Le Nord-Kivu et l’Ituri, deux des provinces de la RDC en proie à l’insécurité depuis plusieurs années, sont désormais en état de siège. Pour les autorités congolaises, c’est au regard de la situation délétère actuelle, que le Chef de l’État a pris cette décision. Pierre Boisselet, coordonateur du Baromètre sécuritaire du Kivu, un projet du Groupe d’études sur le Congo (GEC), est dubitatif de l’opportunité de cet état de siège.
Dans un entretien accordé à POLITICO.CD, Pierre Boisselet fait déjà remarquer que les guerres asymétriques « sont particulièrement difficile à gagner ». Il estime que l’état de siège ne va pas résoudre la problématique de l’insécurité dans l’Est du pays.
« Il est certain que les guerres asymétriques sont particulièrement difficile à gagner. Et c’est effectivement le type de conflit qu’on observe, notamment sur le territoire de beni au Nord-Kivu. Comme je l’ai dit, je ne pense pas que l’état de siège résolve le problème, car les FARDC ont déjà le pouvoir nécessaire pour intervenir contre les groupes armés. Par ailleurs, les FARDC ont déjà une grande expérience dans ce type de lutte. Y compris sous la présidence de Félix Tshisekedi », confie-t-il.
Pierre Boisselet rappelle que plusieurs opérations militaires ont été lancées en 2019 en Ituri et dans le territoire de Beni mais « les massacres de civils se sont multipliés » après le lancement de ces opérations. Il dit constater que deux ans après, « le Président Tshisekedi semble lui-même considérer que la situation s’est aggravée ».

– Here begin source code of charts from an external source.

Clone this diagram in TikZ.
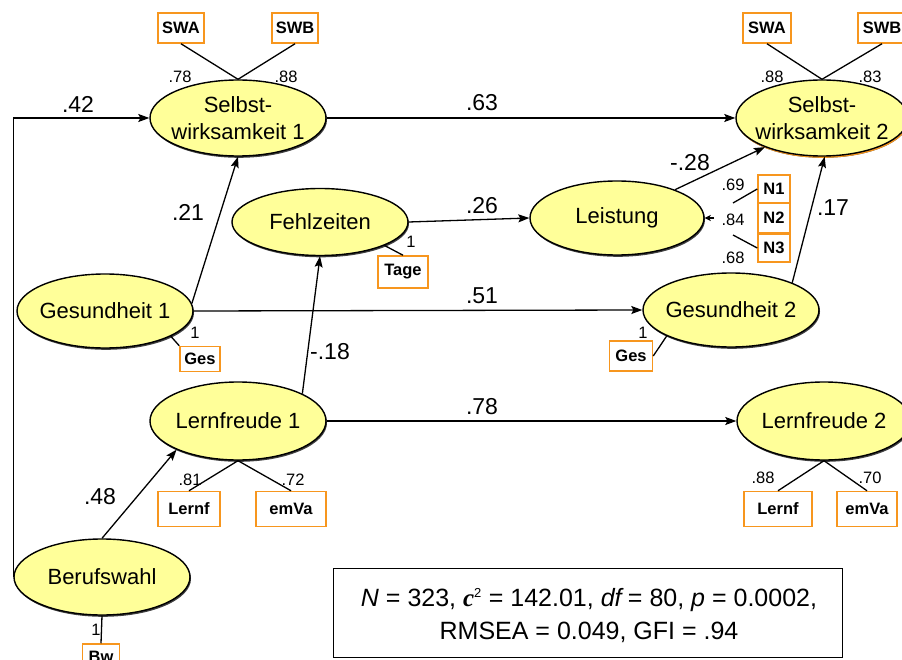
\documentclass[tikz,border=0pt]{standalone}
\usepackage{fontspec}
\setmainfont{Liberation Sans}
\newfontfamily\chifont{Liberation Serif}
\usetikzlibrary{shapes.geometric,arrows.meta,shadows}
\definecolor{latentfill}{RGB}{255,255,153}
\definecolor{indborder}{RGB}{247,150,30}

\begin{document}
\begin{tikzpicture}[x=1pt,y=-1pt,
  latent/.style={ellipse, draw=black, line width=1.4pt, fill=latentfill,
    inner sep=-16pt, align=center, font=\fontsize{22}{27}\selectfont,
    minimum width=176pt, minimum height=76pt,
    general shadow={shadow xshift=1pt, shadow yshift=-1.8pt, fill=black!75}},
  ind/.style={draw=indborder, line width=1.5pt, fill=white, inner sep=0pt,
    font=\fontsize{16.5}{16.5}\selectfont\bfseries},
  conn/.style={line width=1.3pt, draw=black},
  path/.style={conn, -{Stealth[length=11pt,width=8pt,inset=2pt]}},
  coef/.style={font=\fontsize{23}{23}\selectfont, inner sep=0pt},
  load/.style={font=\fontsize{16.5}{16.5}\selectfont, inner sep=0pt}]

\clip (0,0) rectangle (902,660);
\fill[white] (0,0) rectangle (902,660);

% latent variables
\node[latent] (sw1) at (238,118) {Selbst-\\wirksamkeit 1};
\node[latent, minimum width=172pt,
  general shadow={shadow xshift=1pt, shadow yshift=-1.8pt, fill=indborder}]
  (sw2) at (822,118) {Selbst-\\wirksamkeit 2};
\node[latent, minimum height=67pt] (fz) at (320,222) {Fehlzeiten};
\node[latent, minimum width=174pt, minimum height=74pt] (le) at (617,218) {Leistung};
\node[latent, minimum height=74pt] (g1) at (105,311) {Gesundheit 1};
\node[latent, minimum height=74pt] (g2) at (731,310) {Gesundheit 2};
\node[latent, minimum height=78pt] (l1) at (238,421) {Lernfreude 1};
\node[latent, minimum width=174pt, minimum height=78pt] (l2) at (824,421) {Lernfreude 2};
\node[latent] (bw) at (102,577) {Berufswahl};

% indicators
\node[ind, minimum width=46pt, minimum height=30pt] (swa1) at (181,28) {SWA};
\node[ind, minimum width=46pt, minimum height=30pt] (swb1) at (295,28) {SWB};
\node[ind, minimum width=48pt, minimum height=30pt] (swa2) at (767,28) {SWA};
\node[ind, minimum width=48pt, minimum height=30pt] (swb2) at (882,28) {SWB};
\node[ind, minimum width=32pt, minimum height=28pt] (n1) at (774,189) {N1};
\node[ind, minimum width=32pt, minimum height=29pt] (n2) at (774,218) {N2};
\node[ind, minimum width=32pt, minimum height=28pt] (n3) at (774,248) {N3};
\node[ind, minimum width=50pt, minimum height=32pt] (tage) at (403,272) {Tage};
\node[ind, minimum width=40pt, minimum height=25pt] (ges1) at (200,359) {Ges};
\node[ind, minimum width=43pt, minimum height=30pt] (ges2) at (631,356) {Ges};
\node[ind, minimum width=62pt, minimum height=35pt] (lernf1) at (189,509) {Lernf};
\node[ind, minimum width=70pt, minimum height=35pt] (emva1) at (291,509) {emVa};
\node[ind, minimum width=68pt, minimum height=35pt] (lernf2) at (778,509) {Lernf};
\node[ind, minimum width=60pt, minimum height=35pt] (emva2) at (867,509) {emVa};
\node[ind, minimum width=37pt, minimum height=26pt] (bwi) at (101,657) {Bw};

% measurement lines
\draw[conn] (swa1.south) -- (sw1.north);
\draw[conn] (swb1.south) -- (sw1.north);
\draw[conn] (swa2.south) -- (sw2.north);
\draw[conn] (swb2.south) -- (sw2.north);
\coordinate (n1end) at (733,203);
\coordinate (n3end) at (733,235);
\coordinate (n2end) at (714,218);
\draw[conn] (n1.west) -- (n1end);
\draw[conn] (n3.west) -- (n3end);
\draw[conn, -{Stealth[length=6pt,width=6pt,inset=1.5pt]}] (n2end) -- (le.east);
\draw[conn] (fz.-20) -- (tage.north);
\draw[conn] (g1.-21) -- (ges1.north west);
\draw[conn] (g2.202) -- (ges2.east);
\draw[conn] (lernf1.north) -- (l1.south);
\draw[conn] (emva1.north) -- (l1.south);
\draw[conn] (lernf2.north) -- (l2.south);
\draw[conn] (emva2.north) -- (l2.south);
\draw[conn] (bw.south) -- (bwi.north);

% structural paths
\draw[path] (bw.west) |- (sw1.west);
\draw[path] (sw1.east) -- (sw2.west);
\draw[path] (g1.5) -- (sw1.south);
\draw[path] (fz.east) -- (le.west);
\draw[path] (le.26) -- (sw2.207);
\draw[path] (g2.24) -- (sw2.-86);
\draw[path] (g1.east) -- (g2.west);
\draw[path] (l1.23) -- (fz.south);
\draw[path] (l1.east) -- (l2.west);
\draw[path] (bw.north) -- (l1.205);

% path coefficients
\node[coef] (c42) at (78,104) {.42};
\node[coef] (c63) at (482,103) {.63};
\node[coef] (c21) at (188,212) {.21};
\node[coef] (c26) at (482,206) {.26};
\node[coef] (c28) at (690,163) {-.28};
\node[coef] (c17) at (833,208) {.17};
\node[coef] (c51) at (482,296) {.51};
\node[coef] (c18) at (330,352) {-.18};
\node[coef] (c78) at (482,407) {.78};
\node[coef] (c48) at (100,497) {.48};

% loadings
\node[load] (ka1) at (180,77) {.78};
\node[load] (kb1) at (286,77) {.88};
\node[load] (ka2) at (772,77) {.88};
\node[load] (kb2) at (870,77) {.83};
\node[load] (kn1) at (733,185) {.69};
\node[load] (kn2) at (733,220) {.84};
\node[load] (kn3) at (733,258) {.68};
\node[load] (kt) at (411,242) {1};
\node[load] (kg1) at (195,333) {1};
\node[load] (kg2) at (643,333) {1};
\node[load] (kl1) at (190,480) {.81};
\node[load] (ke1) at (293,480) {.72};
\node[load] (kl2) at (763,478) {.88};
\node[load] (ke2) at (870,478) {.70};
\node[load] (kbw) at (96,630) {1};

% fit statistics
\node[draw=black, line width=1pt, minimum width=509pt, minimum height=89pt,
  inner sep=0pt] (fitbox) at (587.5,613) {};
\node[align=center, font=\fontsize{25}{33}\selectfont, inner sep=0pt]
  (fit) at (589,616) {\textit{N} = 323,\ {\chifont\bfseries\itshape c}\textsuperscript{\fontsize{13}{13}\selectfont 2} = 142.01, \textit{df}\,= 80, \textit{p} = 0.0002,\\RMSEA = 0.049, GFI = .94};
\end{tikzpicture}
\end{document}
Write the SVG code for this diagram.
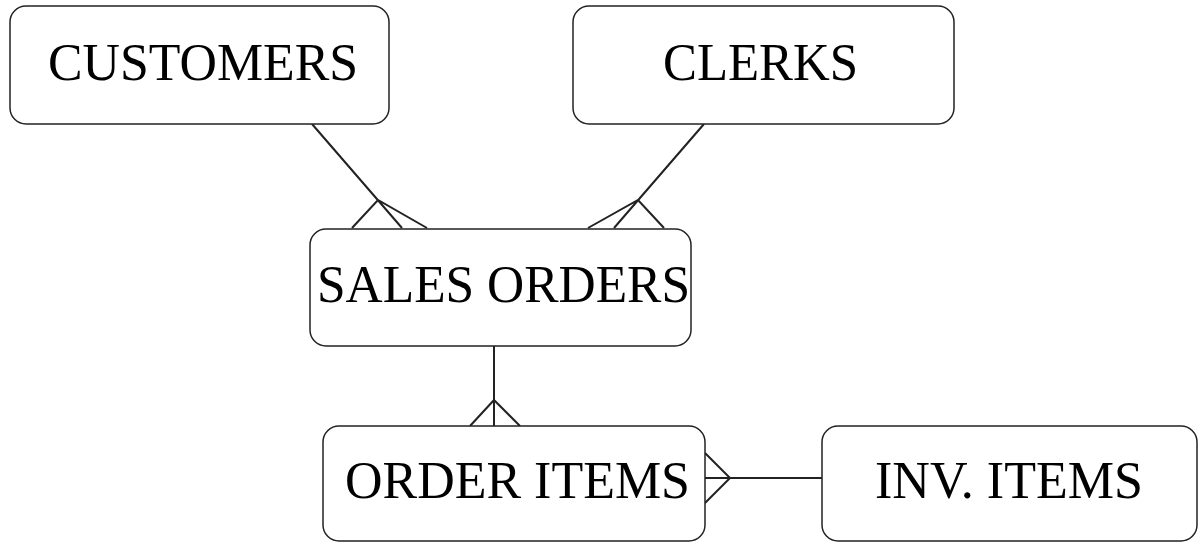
<svg xmlns="http://www.w3.org/2000/svg" width="1198" height="543" viewBox="0 0 1198 543">
<style>
.box{fill:#fff;stroke:#222;stroke-width:1.5}
.lbl{font-family:"Liberation Serif","Times New Roman",serif;font-size:52px;fill:#000;text-anchor:middle}
.con{fill:none;stroke:#222;stroke-width:2}
</style>
<rect width="1198" height="543" fill="#fff"/>
<g id="connectors">
<path class="con" d="M312,124 L402,228 M352,228 L378,200 L427,228"/>
<path class="con" d="M704,124 L614,228 M588,228 L638,200 L664,228"/>
<path class="con" d="M494,346 L494,426 M470,426 L494,400 L520,426"/>
<path class="con" d="M705,478 L822,478 M705,453 L730,478 L705,503"/>
</g>
<g id="customers"><rect class="box" x="10" y="6" width="379" height="118" rx="16"/><text class="lbl" x="203" y="80" textLength="310" lengthAdjust="spacingAndGlyphs">CUSTOMERS</text></g>
<g id="clerks"><rect class="box" x="573" y="6" width="381" height="118" rx="16"/><text class="lbl" x="760.5" y="80" textLength="195" lengthAdjust="spacingAndGlyphs">CLERKS</text></g>
<g id="sales-orders"><rect class="box" x="310" y="229" width="381" height="117" rx="16"/><text class="lbl" x="503.5" y="302" textLength="373" lengthAdjust="spacingAndGlyphs">SALES ORDERS</text></g>
<g id="order-items"><rect class="box" x="323" y="426" width="382" height="115" rx="16"/><text class="lbl" x="517.5" y="498" textLength="345" lengthAdjust="spacingAndGlyphs">ORDER ITEMS</text></g>
<g id="inv-items"><rect class="box" x="822" y="426" width="375" height="115" rx="16"/><text class="lbl" x="1009" y="498" textLength="268" lengthAdjust="spacingAndGlyphs">INV. ITEMS</text></g>
</svg>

« En 2019, ont été lancées entre autres l’opération zaruba ya ituri, en juin en Ituri, puis l’offensive de grande envergure contre les ADF en octobre, sur le territoire de Beni au Nord-Kivu. A Beni, les massacres de civils se sont multipliés après le lancement de ces opérations. Chasser un groupe d’une zone ne change pas fondamentalement le problème s’il se déplace un peu plus loin, ou si un autre vient prendre sa place immédiatement. Je constate en tout cas que moins de deux ans après le lancement de ces opérations, le Président semble lui-même considérer que la situation s’est aggravée, puisqu’il proclame l’état de siège. A-t-on fait le bilan de ces opérations passées pour espérer faire mieux cette fois ? Je l’espère », constate Pierre Boisselet.
« Les FARDC ont besoin d’être réformées »

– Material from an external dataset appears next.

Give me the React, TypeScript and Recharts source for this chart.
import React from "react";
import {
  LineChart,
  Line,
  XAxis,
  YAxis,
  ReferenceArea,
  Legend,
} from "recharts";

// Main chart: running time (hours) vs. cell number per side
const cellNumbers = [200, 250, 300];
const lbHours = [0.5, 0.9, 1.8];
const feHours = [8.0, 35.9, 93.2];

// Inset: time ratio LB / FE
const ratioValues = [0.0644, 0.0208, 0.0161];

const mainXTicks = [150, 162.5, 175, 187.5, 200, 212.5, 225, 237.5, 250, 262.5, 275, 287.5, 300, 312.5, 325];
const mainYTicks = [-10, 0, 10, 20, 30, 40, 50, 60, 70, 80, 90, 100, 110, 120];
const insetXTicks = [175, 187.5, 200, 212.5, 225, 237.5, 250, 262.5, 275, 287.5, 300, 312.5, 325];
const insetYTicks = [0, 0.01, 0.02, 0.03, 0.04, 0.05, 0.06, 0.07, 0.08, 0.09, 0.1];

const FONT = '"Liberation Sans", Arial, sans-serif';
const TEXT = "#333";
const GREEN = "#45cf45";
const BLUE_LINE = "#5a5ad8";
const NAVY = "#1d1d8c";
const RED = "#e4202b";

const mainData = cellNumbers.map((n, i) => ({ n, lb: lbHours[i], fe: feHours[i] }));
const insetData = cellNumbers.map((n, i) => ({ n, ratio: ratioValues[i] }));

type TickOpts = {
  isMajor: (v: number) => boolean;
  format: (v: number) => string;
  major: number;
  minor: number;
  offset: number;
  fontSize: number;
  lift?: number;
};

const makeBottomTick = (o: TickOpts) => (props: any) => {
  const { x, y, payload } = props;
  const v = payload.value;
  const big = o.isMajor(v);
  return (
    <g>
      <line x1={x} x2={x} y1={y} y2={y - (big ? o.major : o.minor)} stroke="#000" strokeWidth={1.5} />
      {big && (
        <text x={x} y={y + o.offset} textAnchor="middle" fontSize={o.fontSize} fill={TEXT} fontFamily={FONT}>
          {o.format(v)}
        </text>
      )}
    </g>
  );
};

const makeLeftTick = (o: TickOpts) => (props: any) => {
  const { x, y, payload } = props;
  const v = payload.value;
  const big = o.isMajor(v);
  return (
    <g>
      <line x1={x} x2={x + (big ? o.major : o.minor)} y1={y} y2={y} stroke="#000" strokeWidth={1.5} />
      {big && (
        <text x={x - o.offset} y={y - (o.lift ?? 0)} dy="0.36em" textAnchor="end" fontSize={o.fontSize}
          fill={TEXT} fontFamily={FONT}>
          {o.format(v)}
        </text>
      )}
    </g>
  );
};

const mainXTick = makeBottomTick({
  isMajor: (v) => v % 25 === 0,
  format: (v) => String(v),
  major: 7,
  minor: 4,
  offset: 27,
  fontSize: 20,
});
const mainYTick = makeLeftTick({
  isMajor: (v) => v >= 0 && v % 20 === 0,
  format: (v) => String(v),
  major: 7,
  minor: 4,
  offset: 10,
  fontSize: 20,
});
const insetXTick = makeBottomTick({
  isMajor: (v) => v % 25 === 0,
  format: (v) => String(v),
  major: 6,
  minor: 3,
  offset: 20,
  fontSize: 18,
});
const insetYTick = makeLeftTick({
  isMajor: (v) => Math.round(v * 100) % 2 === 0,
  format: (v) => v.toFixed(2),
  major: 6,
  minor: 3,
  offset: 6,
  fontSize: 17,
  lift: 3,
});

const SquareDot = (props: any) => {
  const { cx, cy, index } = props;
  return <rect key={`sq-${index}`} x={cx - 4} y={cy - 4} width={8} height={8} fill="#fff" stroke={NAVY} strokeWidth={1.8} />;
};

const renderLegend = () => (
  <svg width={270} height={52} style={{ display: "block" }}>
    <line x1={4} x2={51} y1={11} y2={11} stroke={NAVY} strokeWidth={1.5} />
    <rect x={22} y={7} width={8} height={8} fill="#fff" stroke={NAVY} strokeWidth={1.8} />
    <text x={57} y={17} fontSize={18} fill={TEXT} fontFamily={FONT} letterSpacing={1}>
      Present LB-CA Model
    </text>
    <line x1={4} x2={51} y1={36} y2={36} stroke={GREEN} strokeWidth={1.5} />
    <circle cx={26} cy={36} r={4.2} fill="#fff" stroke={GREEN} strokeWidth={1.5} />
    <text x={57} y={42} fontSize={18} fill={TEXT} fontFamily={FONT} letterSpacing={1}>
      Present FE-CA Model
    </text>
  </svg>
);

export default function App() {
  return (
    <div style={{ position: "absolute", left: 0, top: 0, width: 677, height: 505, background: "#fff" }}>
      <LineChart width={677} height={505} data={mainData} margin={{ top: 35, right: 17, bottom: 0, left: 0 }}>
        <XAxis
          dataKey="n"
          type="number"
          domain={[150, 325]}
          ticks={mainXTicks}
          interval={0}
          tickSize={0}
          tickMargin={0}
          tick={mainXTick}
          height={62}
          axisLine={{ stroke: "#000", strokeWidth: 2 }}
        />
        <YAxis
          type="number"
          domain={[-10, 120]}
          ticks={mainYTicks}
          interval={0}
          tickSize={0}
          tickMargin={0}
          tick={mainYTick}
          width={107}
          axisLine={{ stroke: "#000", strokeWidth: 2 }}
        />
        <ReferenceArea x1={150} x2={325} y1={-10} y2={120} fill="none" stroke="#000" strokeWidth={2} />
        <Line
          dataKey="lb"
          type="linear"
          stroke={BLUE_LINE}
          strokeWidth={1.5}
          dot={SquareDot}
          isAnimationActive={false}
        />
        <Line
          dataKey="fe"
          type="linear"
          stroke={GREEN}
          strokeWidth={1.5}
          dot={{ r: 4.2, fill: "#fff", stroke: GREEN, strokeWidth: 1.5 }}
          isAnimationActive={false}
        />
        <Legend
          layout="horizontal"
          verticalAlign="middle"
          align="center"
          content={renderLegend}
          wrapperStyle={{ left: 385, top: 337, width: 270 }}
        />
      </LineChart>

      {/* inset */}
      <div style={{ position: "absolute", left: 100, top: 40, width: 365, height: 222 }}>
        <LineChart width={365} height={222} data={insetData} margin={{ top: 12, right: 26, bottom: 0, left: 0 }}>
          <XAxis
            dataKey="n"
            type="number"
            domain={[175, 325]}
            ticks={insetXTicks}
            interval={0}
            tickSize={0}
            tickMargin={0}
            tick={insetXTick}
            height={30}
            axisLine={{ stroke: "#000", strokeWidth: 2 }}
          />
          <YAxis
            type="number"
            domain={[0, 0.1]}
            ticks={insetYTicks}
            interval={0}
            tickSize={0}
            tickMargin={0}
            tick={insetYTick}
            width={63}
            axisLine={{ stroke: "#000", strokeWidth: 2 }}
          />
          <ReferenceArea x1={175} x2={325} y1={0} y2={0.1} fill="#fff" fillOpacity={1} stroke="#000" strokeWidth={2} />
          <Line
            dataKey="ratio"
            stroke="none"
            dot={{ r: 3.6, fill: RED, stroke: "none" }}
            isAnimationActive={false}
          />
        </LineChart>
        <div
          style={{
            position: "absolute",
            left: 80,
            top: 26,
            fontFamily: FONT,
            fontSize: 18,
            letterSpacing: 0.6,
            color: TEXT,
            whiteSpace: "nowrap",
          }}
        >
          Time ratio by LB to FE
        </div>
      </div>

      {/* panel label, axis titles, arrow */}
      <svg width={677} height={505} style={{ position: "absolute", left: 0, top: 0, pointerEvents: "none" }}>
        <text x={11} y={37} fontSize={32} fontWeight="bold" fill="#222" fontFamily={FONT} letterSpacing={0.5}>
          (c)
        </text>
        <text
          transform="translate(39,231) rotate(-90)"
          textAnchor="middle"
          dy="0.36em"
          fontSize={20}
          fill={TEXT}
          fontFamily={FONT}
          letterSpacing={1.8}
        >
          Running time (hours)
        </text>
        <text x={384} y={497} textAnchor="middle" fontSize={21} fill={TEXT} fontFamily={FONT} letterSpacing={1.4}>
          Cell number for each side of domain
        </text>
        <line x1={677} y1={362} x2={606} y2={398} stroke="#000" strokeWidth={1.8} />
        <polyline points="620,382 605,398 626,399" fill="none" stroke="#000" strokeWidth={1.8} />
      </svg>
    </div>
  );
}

Pierre Boisselet annonce ne pas être persuadé que c’est l’état de siège qui manquait pour que l’Est soit pacifié. Il regrette que « dans le programme du gouvernement, on semble envisager les problèmes de l’Est essentiellement sous l’angle militaire, et la décision sur l’Etat de siège semble confirmer cela ». À l’en croire, « il sera difficile d’y parvenir sans une stratégie globale ». Pour ce faire, M. Boisselet soutient la mise en place d’une stratégie globale capable de faire intervenir des services divers de l’État.

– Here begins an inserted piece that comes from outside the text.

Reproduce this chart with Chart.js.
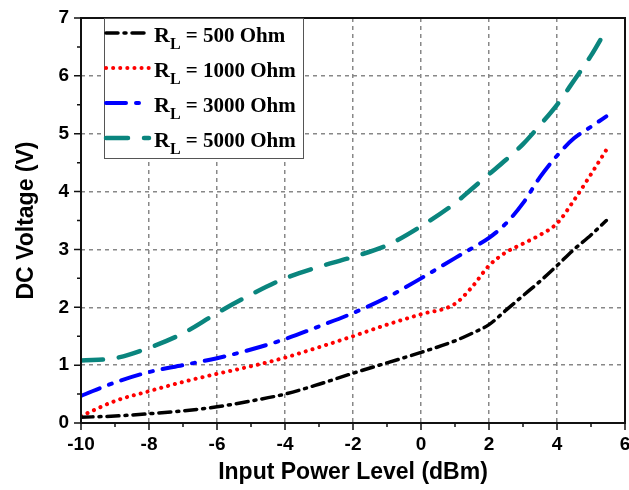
<!DOCTYPE html>
<html>
<head>
<meta charset="utf-8">
<script src="https://cdn.jsdelivr.net/npm/chart.js@4.4.0/dist/chart.umd.min.js"></script>
<style>
  html, body { margin: 0; padding: 0; background: #fff; }
  #wrap { width: 629px; height: 490px; }
</style>
</head>
<body>
<div id="wrap"><canvas id="dcchart" width="629" height="490"></canvas></div>
<script>
// 入力電力 (dBm)
const powerLevels = [-10, -9, -8, -7, -6, -5, -4, -3, -2, -1, 0, 1, 1.5, 2, 2.5, 3, 3.5, 4, 4.5, 5, 5.45];
// 各負荷抵抗での DC 電圧 (V)
const v500  = [0.1, 0.12, 0.16, 0.21, 0.28, 0.38, 0.5, 0.67, 0.86, 1.04, 1.22, 1.42, 1.55, 1.7, 1.95, 2.2, 2.45, 2.72, 3.0, 3.25, 3.5];
const v1000 = [0.12, 0.38, 0.55, 0.71, 0.85, 0.98, 1.13, 1.31, 1.5, 1.7, 1.88, 2.06, 2.35, 2.72, 2.95, 3.1, 3.25, 3.45, 3.85, 4.3, 4.72];
const v3000 = [0.47, 0.7, 0.88, 1.0, 1.12, 1.27, 1.45, 1.67, 1.9, 2.17, 2.5, 2.85, 3.02, 3.2, 3.45, 3.8, 4.25, 4.62, 4.92, 5.12, 5.3];
const v5000 = [1.08, 1.12, 1.3, 1.55, 1.9, 2.22, 2.5, 2.7, 2.87, 3.07, 3.4, 3.8, 4.05, 4.3, 4.55, 4.82, 5.15, 5.5, 5.92, 6.35, 6.8];
const loadNames = ["500", "1000", "3000", "5000"];
const xTicks = [-10, -8, -6, -4, -2, 0, 2, 4, 6];
const yTicks = [0, 1, 2, 3, 4, 5, 6, 7];

const styles = [
  { color: "#000000", dash: [12, 6, 2, 6], width: 3.5 },
  { color: "#ff0000", dash: [0.1, 7], width: 4 },
  { color: "#0000ff", dash: [20, 10, 3, 10], width: 4 },
  { color: "#0a857e", dash: [22, 16], width: 4.5 },
];

function toPoints(vals) {
  return powerLevels.map((x, i) => ({ x: x, y: vals[i] }));
}

// 枠と目盛り線
const framePlugin = {
  id: "frame",
  afterDatasetsDraw(chart) {
    const { ctx, chartArea: a, scales } = chart;
    ctx.save();
    ctx.strokeStyle = "#111";
    ctx.lineWidth = 2;
    ctx.strokeRect(a.left, a.top, a.right - a.left, a.bottom - a.top);
    ctx.lineWidth = 1.5;
    ctx.beginPath();
    for (let v = -10; v <= 6; v += 1) {
      const px = scales.x.getPixelForValue(v);
      const len = v % 2 === 0 ? 7 : 4;
      ctx.moveTo(px, a.bottom);
      ctx.lineTo(px, a.bottom + len);
    }
    for (let v = 0; v <= 7; v += 0.5) {
      const py = scales.y.getPixelForValue(v);
      const len = Number.isInteger(v) ? 7 : 4;
      ctx.moveTo(a.left, py);
      ctx.lineTo(a.left - len, py);
    }
    ctx.stroke();
    ctx.restore();
  },
};

// 凡例 (R_L の下付き文字つき)
const legendPlugin = {
  id: "rlLegend",
  afterDatasetsDraw(chart) {
    const { ctx, chartArea: a } = chart;
    const left = a.left + 23, top = a.top, w = 199, h = 140;
    ctx.save();
    ctx.fillStyle = "#fff";
    ctx.fillRect(left, top, w, h);
    ctx.strokeStyle = "#555";
    ctx.lineWidth = 1;
    ctx.strokeRect(left + 0.5, top + 0.5, w, h);
    loadNames.forEach((name, i) => {
      const y = top + 15 + i * 35;
      const s = styles[i];
      ctx.strokeStyle = s.color;
      ctx.lineWidth = s.width;
      ctx.lineCap = "round";
      ctx.setLineDash(s.dash);
      ctx.beginPath();
      ctx.moveTo(left + 2, y);
      ctx.lineTo(left + 45, y);
      ctx.stroke();
      ctx.setLineDash([]);
      ctx.fillStyle = "#000";
      ctx.textBaseline = "alphabetic";
      ctx.font = "bold 22px 'Liberation Serif'";
      let tx = left + 50;
      ctx.fillText("R", tx, y + 9);
      tx += ctx.measureText("R").width;
      ctx.font = "bold 16px 'Liberation Serif'";
      ctx.fillText("L", tx, y + 16);
      tx += ctx.measureText("L").width;
      ctx.font = "bold 21px 'Liberation Serif'";
      ctx.fillText(" = " + name + " Ohm", tx, y + 9);
    });
    ctx.restore();
  },
};

const tickFont = { family: "'Liberation Sans'", size: 19, weight: "bold" };
const titleFont = { family: "'Liberation Sans'", size: 23, weight: "bold" };

const config = {
  type: "line",
  data: {
    datasets: loadNames.map((name, i) => ({
      label: "RL = " + name + " Ohm",
      data: toPoints([v500, v1000, v3000, v5000][i]),
      borderColor: styles[i].color,
      borderWidth: styles[i].width,
      borderDash: styles[i].dash,
      borderCapStyle: "round",
      pointRadius: 0,
      cubicInterpolationMode: "monotone",
      fill: false,
    })),
  },
  options: {
    responsive: false,
    animation: false,
    layout: { padding: { top: 18, right: 4, left: 0, bottom: 0 } },
    plugins: { legend: { display: false }, tooltip: { enabled: false } },
    scales: {
      x: {
        type: "linear",
        min: -10,
        max: 6,
        afterBuildTicks: (s) => { s.ticks = xTicks.map((v) => ({ value: v })); },
        afterFit: (s) => { s.height = 67; s.paddingLeft = 0; s.paddingRight = 0; },
        grid: { color: "#888", lineWidth: 1.5, drawTicks: false },
        border: { display: false, dash: [4, 4] },
        ticks: { color: "#000", font: tickFont, padding: 10 },
        title: {
          display: true,
          text: "Input Power Level (dBm)",
          color: "#000",
          font: titleFont,
          padding: { top: 4 },
        },
      },
      y: {
        min: 0,
        max: 7,
        afterBuildTicks: (s) => { s.ticks = yTicks.map((v) => ({ value: v })); },
        afterFit: (s) => { s.width = 81; s.paddingTop = 0; s.paddingBottom = 0; },
        grid: { color: "#888", lineWidth: 1.5, drawTicks: false },
        border: { display: false, dash: [4, 4] },
        ticks: { color: "#000", font: tickFont, padding: 12 },
        title: {
          display: true,
          text: "DC Voltage (V)",
          color: "#000",
          font: titleFont,
          padding: { top: 13, bottom: 2 },
        },
      },
    },
  },
  plugins: [framePlugin, legendPlugin],
};

new Chart(document.getElementById("dcchart").getContext("2d"), config);
</script>
</body>
</html>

« Je pense qu’une telle stratégie devra faire intervenir des services très divers de l’Etat : les services de renseignement, la police, la justice, la diplomatie, des programmes de démobilisation, etc. Il faut pouvoir identifier les soutiens que reçoivent les groupes armés et les empêcher. Et aussi comprendre pourquoi certains groupes armés reçoivent ce soutien, autrement dit, identifier les causes profondes des conflits, pour les résoudre. Les FARDC font partie de la solution, c’est certain. Mais elles ont besoin d’être réformées pour agir efficacement. Elles ont besoin de plus de moyens, d’une meilleure organisation, d’un meilleur contrôle, et d’une meilleure discipline, de la base jusqu’au sommet », suggère-t-il.
Le Baromètre sécuritaire du Kivu attend beaucoup de cette réforme des FARDC. La MONUSCO, elle doit aussi être réformée, selon Pierre Boisselet qui invite le Gouvernement congolais à porter une attention profonde et constante aux de l’Est.
« Je pense d’ailleurs que le nouveau ministre de la Défense, Gilbert Kabanda Kurhenga, l’a dit lorsqu’il a parlé de la nécessité d’améliorer « l’éthique » au sein des FARDC. Là encore, il faudra voir quelle sera sa stratégie pour y parvenir et quels sont les moyens (qu’) il aura à sa disposition. Mais cela me semble être une bonne orientation. La Brigade d’intervention de la MONUSCO, qui n’intervient plus vraiment depuis trois ans, doit aussi être réformée. Cela semble en cours.
Enfin, et c’est peut-être le plus important, il faut une volonté politique importante et soutenue dans la durée, que le pouvoir de Kinshasa porte une attention profonde et constante aux problèmes de l’Est pour espérer pouvoir les résoudre », conclut le Coordonateur du Baromètre sécuritaire du Kivu.